LE LEXIQUE EN QUESTION

Denis SAINT-AMAND, Les miscellanées de Jacques Plowert ou le lexique comme style > 179


Le choix de développer une singularité lexicale constitue l’une des options

esthétiques les plus efficaces en littérature et les plus aisément accessibles à

l’écrivain désireux de forcer le pôle récepteur à souligner l’identité spécifique

de son oeuvre. Pour le dire autrement, le vocabulaire mobilisé par un auteur

dans sa production, que l’effet de distinction qu’il produit ou ne produit pas soit

voulu ou non, est l’une des prises idéales sur la relation, conforme ou

hétérodoxe, entretenue par cet auteur avec son époque, ses pairs et la norme de

l’espace linguistique dans lequel il est inscrit.
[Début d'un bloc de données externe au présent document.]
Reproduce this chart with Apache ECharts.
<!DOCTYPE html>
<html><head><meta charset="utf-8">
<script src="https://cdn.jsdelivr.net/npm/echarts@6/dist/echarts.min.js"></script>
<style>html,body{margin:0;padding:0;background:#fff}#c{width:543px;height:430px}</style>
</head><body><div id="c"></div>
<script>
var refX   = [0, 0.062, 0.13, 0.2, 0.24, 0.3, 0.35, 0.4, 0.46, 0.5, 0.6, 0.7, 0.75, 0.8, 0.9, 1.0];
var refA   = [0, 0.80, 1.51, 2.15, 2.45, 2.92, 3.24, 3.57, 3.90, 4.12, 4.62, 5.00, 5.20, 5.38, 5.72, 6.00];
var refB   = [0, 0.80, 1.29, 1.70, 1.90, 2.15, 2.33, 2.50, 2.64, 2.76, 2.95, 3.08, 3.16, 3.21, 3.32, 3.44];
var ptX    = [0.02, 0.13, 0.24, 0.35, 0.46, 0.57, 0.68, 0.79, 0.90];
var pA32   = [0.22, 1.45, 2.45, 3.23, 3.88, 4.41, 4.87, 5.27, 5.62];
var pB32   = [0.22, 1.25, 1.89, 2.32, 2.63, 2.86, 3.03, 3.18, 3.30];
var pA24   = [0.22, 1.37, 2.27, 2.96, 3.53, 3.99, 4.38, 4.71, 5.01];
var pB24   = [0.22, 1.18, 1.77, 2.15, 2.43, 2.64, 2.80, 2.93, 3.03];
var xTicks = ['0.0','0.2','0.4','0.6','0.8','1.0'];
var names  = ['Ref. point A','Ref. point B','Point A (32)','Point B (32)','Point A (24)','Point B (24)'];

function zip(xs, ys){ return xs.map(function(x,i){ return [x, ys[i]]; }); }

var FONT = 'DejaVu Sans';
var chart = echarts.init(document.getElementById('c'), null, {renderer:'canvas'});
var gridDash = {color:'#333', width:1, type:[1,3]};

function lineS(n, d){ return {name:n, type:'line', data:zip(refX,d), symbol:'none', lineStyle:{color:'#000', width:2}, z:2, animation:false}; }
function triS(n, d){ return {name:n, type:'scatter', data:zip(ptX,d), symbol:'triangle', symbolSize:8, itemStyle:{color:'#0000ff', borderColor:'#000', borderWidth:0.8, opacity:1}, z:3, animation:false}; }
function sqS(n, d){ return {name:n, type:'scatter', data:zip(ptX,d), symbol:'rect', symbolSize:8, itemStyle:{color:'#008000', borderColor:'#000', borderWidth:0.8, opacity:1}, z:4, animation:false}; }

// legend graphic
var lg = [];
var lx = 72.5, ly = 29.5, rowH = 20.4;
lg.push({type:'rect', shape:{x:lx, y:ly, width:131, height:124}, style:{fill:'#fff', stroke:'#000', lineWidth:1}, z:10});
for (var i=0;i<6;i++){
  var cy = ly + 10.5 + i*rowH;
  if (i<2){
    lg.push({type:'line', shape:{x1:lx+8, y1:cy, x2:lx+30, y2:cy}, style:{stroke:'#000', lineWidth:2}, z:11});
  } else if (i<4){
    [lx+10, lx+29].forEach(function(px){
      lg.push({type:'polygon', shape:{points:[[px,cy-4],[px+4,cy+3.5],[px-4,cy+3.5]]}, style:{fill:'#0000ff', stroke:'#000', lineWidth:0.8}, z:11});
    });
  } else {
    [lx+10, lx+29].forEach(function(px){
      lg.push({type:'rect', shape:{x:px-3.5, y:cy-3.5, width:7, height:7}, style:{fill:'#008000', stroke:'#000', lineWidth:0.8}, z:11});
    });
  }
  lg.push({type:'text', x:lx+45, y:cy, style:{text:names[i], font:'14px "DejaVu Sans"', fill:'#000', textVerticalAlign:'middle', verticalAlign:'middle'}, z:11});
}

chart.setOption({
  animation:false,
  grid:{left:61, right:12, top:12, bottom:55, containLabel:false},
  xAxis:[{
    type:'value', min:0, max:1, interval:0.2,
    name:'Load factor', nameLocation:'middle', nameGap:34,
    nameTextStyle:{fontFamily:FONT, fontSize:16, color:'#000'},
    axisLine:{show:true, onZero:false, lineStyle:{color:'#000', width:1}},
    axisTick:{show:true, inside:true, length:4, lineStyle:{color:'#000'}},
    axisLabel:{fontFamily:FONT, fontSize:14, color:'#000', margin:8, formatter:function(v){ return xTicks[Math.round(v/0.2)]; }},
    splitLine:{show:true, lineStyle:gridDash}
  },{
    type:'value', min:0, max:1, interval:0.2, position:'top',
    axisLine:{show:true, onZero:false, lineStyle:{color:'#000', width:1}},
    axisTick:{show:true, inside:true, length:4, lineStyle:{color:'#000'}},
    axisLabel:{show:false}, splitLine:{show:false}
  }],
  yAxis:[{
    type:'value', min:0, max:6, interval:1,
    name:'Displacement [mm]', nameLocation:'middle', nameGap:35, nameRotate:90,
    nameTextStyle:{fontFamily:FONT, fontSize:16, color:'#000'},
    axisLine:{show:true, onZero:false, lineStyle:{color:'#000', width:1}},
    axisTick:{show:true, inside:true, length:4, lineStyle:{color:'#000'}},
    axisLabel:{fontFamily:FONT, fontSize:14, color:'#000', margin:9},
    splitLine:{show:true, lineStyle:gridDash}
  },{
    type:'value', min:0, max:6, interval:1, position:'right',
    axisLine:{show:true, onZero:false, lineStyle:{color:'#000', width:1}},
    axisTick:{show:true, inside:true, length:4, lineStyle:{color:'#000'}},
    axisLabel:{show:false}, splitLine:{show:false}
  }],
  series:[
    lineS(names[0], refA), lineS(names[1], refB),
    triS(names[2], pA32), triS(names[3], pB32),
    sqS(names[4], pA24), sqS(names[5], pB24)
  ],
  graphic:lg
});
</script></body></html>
Interroger la variation lexicale

dans le domaine francophone, c’est immanquablement poser la question des

zones périphériques, où se manifeste volontiers ce que Jean-Marie Klinkenberg

appelle un phénomène de « gauchissement langagier »1. S’opposant plus ou

moins à l’hypercorrectisme, celui-ci consiste en une valorisation de la

marginalité linguistique du sujet, qui s’illustre par l’emploi de « termes du

cru », comme dirait Flaubert, dont l’emploi se limite aux frontières

géographiques de la zone linguistique dominée, mais aussi par toutes sortes

d’écorchements de la norme syntaxique, calembours, hyperboles et autres

surjeux langagiers censés démontrer la vitalité d’une variante dominée à travers

la position de celui qui l’énonce2. Mais si cet écart diatopique à la norme

linguistique est celui qui s’impose quand est traitée la question de la variation

lexicale dans le domaine littéraire, pareils investissements distinctifs se

manifestent également sur les plans diastratique et diachronique.